Londres, 03 de julho de 1954.

 

Dear Mrs. Jeffrey,

Peço desculpas pela demora em responder. Tenho pouco tempo e às vezes minhas energias são poucas. Olhei os seus quadros com apreço e admiração. Fiquei surpreso com a sua pergunta: “Para quem pintei os quadros?” Eles são seus, e a senhora os pintou como apoio de seu próprio processo de individuação. Como o Jongleur de Notre-Dame exibiu suas obras de arte em honra da Madonna (2), assim a senhora pintou para o si-mesmo. Em reconhecimento a este fato, estou devolvendo para a senhora os quadros. Eles não devem ficar aqui, e em nenhum outro lugar a não ser com a senhora, pois eles representam a aproximação dos dois mundos, do espírito e do corpo, ou do ego e do si-mesmo. Os opostos se procuram mutuamente, de modo que o outro lado vem para cá e o aqui é engolido pelo lá. (...)

De qualquer forma, agradeço o fato de me haver mostrado os seus quadros. Acredito que vá ajudar-lhe contemplá-los pro tanto tempo quanto for necessário para compreendê-los. (...)

Espero que no mais tudo esteja em ordem com a senhora.

Yours sincerely, C. G. Jung.

 

(1)Mrs. Carol Jeffrey, psicoterapeuta na Inglaterra.

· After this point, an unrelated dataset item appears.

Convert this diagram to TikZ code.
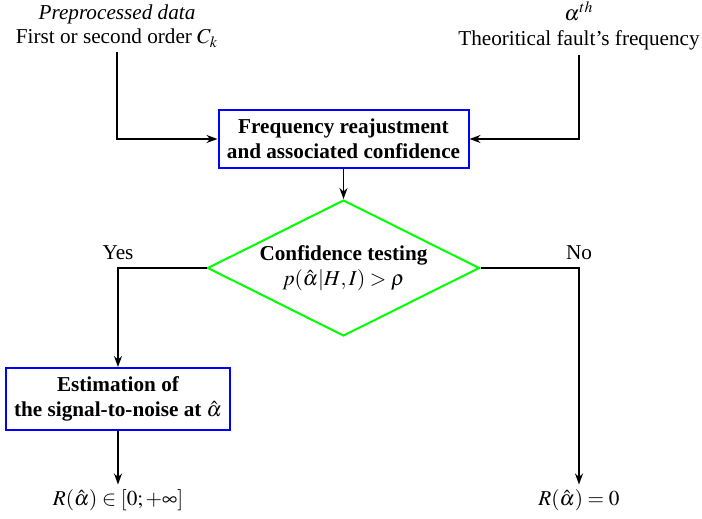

(2)”Le Jongleur de Notre-Dame” é o personagem principal de uma história francesa do século XIII: um saltimbanco já idoso entrou nem mosteiro e, como não tivesse nada para ofertar, executou suas danças e artes diante da estátua da Santíssima Virgem, e ela lhe retribuiu com um amável sorriso.